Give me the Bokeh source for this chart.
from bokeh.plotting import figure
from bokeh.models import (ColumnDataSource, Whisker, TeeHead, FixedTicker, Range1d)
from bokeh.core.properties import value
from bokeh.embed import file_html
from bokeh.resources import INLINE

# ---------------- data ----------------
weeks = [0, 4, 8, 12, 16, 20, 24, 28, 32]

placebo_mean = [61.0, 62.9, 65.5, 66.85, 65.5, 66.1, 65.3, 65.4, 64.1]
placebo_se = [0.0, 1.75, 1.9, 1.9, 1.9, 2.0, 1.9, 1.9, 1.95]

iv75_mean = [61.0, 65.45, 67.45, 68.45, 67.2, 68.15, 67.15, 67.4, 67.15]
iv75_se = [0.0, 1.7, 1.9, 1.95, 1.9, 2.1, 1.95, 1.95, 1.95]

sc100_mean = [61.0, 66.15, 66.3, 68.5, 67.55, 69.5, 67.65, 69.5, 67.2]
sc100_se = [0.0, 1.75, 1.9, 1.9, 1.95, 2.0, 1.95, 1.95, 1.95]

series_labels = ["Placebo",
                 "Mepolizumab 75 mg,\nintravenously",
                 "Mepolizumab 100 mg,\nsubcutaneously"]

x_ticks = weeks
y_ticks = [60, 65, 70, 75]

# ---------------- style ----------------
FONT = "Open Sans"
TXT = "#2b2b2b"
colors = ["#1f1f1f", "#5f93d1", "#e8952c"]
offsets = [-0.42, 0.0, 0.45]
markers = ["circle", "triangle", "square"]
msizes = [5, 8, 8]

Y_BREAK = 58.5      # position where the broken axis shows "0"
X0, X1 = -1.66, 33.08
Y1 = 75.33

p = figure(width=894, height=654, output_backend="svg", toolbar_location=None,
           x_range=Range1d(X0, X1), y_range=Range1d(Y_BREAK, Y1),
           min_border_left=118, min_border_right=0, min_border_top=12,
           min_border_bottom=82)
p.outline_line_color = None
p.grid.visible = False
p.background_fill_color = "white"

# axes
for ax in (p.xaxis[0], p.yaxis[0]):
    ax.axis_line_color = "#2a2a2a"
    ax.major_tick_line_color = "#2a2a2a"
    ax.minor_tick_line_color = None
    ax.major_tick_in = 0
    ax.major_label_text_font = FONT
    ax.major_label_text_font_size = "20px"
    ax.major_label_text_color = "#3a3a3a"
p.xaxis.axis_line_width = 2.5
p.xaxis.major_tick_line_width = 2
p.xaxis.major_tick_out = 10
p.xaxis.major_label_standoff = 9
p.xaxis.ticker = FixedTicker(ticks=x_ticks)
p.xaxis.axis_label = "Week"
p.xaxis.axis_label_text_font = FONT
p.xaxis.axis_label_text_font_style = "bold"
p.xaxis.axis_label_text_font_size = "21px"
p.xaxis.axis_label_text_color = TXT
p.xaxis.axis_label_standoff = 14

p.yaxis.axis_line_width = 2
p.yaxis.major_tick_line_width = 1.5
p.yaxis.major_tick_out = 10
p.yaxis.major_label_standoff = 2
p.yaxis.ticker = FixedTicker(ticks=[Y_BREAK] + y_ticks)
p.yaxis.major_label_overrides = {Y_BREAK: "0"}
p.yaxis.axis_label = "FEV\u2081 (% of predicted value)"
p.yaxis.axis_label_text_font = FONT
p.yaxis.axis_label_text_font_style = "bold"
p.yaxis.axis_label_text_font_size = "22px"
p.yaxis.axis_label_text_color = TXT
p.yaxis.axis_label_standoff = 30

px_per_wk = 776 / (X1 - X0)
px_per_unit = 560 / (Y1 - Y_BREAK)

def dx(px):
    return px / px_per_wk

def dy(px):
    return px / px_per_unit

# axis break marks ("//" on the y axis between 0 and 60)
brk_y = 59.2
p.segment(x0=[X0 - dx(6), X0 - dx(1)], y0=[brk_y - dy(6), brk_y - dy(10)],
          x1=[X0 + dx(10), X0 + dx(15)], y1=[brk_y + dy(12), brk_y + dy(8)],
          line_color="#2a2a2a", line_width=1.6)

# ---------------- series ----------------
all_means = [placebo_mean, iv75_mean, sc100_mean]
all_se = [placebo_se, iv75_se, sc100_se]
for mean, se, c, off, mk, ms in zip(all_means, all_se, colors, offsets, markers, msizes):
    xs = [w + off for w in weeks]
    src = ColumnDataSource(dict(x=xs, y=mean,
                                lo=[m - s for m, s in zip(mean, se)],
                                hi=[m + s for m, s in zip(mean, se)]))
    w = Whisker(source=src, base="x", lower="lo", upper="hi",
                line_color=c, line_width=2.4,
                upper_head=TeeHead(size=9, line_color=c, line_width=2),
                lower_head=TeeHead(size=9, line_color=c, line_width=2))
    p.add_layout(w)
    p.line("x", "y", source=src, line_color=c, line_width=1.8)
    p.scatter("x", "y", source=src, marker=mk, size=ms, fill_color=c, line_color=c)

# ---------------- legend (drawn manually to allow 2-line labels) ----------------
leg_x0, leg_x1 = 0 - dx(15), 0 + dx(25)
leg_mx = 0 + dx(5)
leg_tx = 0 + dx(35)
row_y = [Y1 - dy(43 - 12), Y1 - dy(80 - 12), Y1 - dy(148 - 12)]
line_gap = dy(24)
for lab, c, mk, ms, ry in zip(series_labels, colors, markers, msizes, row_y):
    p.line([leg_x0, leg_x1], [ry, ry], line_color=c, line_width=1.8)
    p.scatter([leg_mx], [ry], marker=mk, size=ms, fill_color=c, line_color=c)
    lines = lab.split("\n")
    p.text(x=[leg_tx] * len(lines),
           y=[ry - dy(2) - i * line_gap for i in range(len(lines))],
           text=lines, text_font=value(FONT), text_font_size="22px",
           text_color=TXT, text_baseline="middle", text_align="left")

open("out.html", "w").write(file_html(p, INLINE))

_WHAT THE EXERCISE ASKS_
Write out the whole listing again, exactly as it stands.

_SOLUTION TO THIS TASK_
Give me the Bokeh source for this chart.
from bokeh.plotting import figure
from bokeh.models import (ColumnDataSource, Whisker, TeeHead, FixedTicker, Range1d)
from bokeh.core.properties import value
from bokeh.embed import file_html
from bokeh.resources import INLINE

# ---------------- data ----------------
weeks = [0, 4, 8, 12, 16, 20, 24, 28, 32]

placebo_mean = [61.0, 62.9, 65.5, 66.85, 65.5, 66.1, 65.3, 65.4, 64.1]
placebo_se = [0.0, 1.75, 1.9, 1.9, 1.9, 2.0, 1.9, 1.9, 1.95]

iv75_mean = [61.0, 65.45, 67.45, 68.45, 67.2, 68.15, 67.15, 67.4, 67.15]
iv75_se = [0.0, 1.7, 1.9, 1.95, 1.9, 2.1, 1.95, 1.95, 1.95]

sc100_mean = [61.0, 66.15, 66.3, 68.5, 67.55, 69.5, 67.65, 69.5, 67.2]
sc100_se = [0.0, 1.75, 1.9, 1.9, 1.95, 2.0, 1.95, 1.95, 1.95]

series_labels = ["Placebo",
                 "Mepolizumab 75 mg,\nintravenously",
                 "Mepolizumab 100 mg,\nsubcutaneously"]

x_ticks = weeks
y_ticks = [60, 65, 70, 75]

# ---------------- style ----------------
FONT = "Open Sans"
TXT = "#2b2b2b"
colors = ["#1f1f1f", "#5f93d1", "#e8952c"]
offsets = [-0.42, 0.0, 0.45]
markers = ["circle", "triangle", "square"]
msizes = [5, 8, 8]

Y_BREAK = 58.5      # position where the broken axis shows "0"
X0, X1 = -1.66, 33.08
Y1 = 75.33

p = figure(width=894, height=654, output_backend="svg", toolbar_location=None,
           x_range=Range1d(X0, X1), y_range=Range1d(Y_BREAK, Y1),
           min_border_left=118, min_border_right=0, min_border_top=12,
           min_border_bottom=82)
p.outline_line_color = None
p.grid.visible = False
p.background_fill_color = "white"

# axes
for ax in (p.xaxis[0], p.yaxis[0]):
    ax.axis_line_color = "#2a2a2a"
    ax.major_tick_line_color = "#2a2a2a"
    ax.minor_tick_line_color = None
    ax.major_tick_in = 0
    ax.major_label_text_font = FONT
    ax.major_label_text_font_size = "20px"
    ax.major_label_text_color = "#3a3a3a"
p.xaxis.axis_line_width = 2.5
p.xaxis.major_tick_line_width = 2
p.xaxis.major_tick_out = 10
p.xaxis.major_label_standoff = 9
p.xaxis.ticker = FixedTicker(ticks=x_ticks)
p.xaxis.axis_label = "Week"
p.xaxis.axis_label_text_font = FONT
p.xaxis.axis_label_text_font_style = "bold"
p.xaxis.axis_label_text_font_size = "21px"
p.xaxis.axis_label_text_color = TXT
p.xaxis.axis_label_standoff = 14

p.yaxis.axis_line_width = 2
p.yaxis.major_tick_line_width = 1.5
p.yaxis.major_tick_out = 10
p.yaxis.major_label_standoff = 2
p.yaxis.ticker = FixedTicker(ticks=[Y_BREAK] + y_ticks)
p.yaxis.major_label_overrides = {Y_BREAK: "0"}
p.yaxis.axis_label = "FEV\u2081 (% of predicted value)"
p.yaxis.axis_label_text_font = FONT
p.yaxis.axis_label_text_font_style = "bold"
p.yaxis.axis_label_text_font_size = "22px"
p.yaxis.axis_label_text_color = TXT
p.yaxis.axis_label_standoff = 30

px_per_wk = 776 / (X1 - X0)
px_per_unit = 560 / (Y1 - Y_BREAK)

def dx(px):
    return px / px_per_wk

def dy(px):
    return px / px_per_unit

# axis break marks ("//" on the y axis between 0 and 60)
brk_y = 59.2
p.segment(x0=[X0 - dx(6), X0 - dx(1)], y0=[brk_y - dy(6), brk_y - dy(10)],
          x1=[X0 + dx(10), X0 + dx(15)], y1=[brk_y + dy(12), brk_y + dy(8)],
          line_color="#2a2a2a", line_width=1.6)

# ---------------- series ----------------
all_means = [placebo_mean, iv75_mean, sc100_mean]
all_se = [placebo_se, iv75_se, sc100_se]
for mean, se, c, off, mk, ms in zip(all_means, all_se, colors, offsets, markers, msizes):
    xs = [w + off for w in weeks]
    src = ColumnDataSource(dict(x=xs, y=mean,
                                lo=[m - s for m, s in zip(mean, se)],
                                hi=[m + s for m, s in zip(mean, se)]))
    w = Whisker(source=src, base="x", lower="lo", upper="hi",
                line_color=c, line_width=2.4,
                upper_head=TeeHead(size=9, line_color=c, line_width=2),
                lower_head=TeeHead(size=9, line_color=c, line_width=2))
    p.add_layout(w)
    p.line("x", "y", source=src, line_color=c, line_width=1.8)
    p.scatter("x", "y", source=src, marker=mk, size=ms, fill_color=c, line_color=c)

# ---------------- legend (drawn manually to allow 2-line labels) ----------------
leg_x0, leg_x1 = 0 - dx(15), 0 + dx(25)
leg_mx = 0 + dx(5)
leg_tx = 0 + dx(35)
row_y = [Y1 - dy(43 - 12), Y1 - dy(80 - 12), Y1 - dy(148 - 12)]
line_gap = dy(24)
for lab, c, mk, ms, ry in zip(series_labels, colors, markers, msizes, row_y):
    p.line([leg_x0, leg_x1], [ry, ry], line_color=c, line_width=1.8)
    p.scatter([leg_mx], [ry], marker=mk, size=ms, fill_color=c, line_color=c)
    lines = lab.split("\n")
    p.text(x=[leg_tx] * len(lines),
           y=[ry - dy(2) - i * line_gap for i in range(len(lines))],
           text=lines, text_font=value(FONT), text_font_size="22px",
           text_color=TXT, text_baseline="middle", text_align="left")

open("out.html", "w").write(file_html(p, INLINE))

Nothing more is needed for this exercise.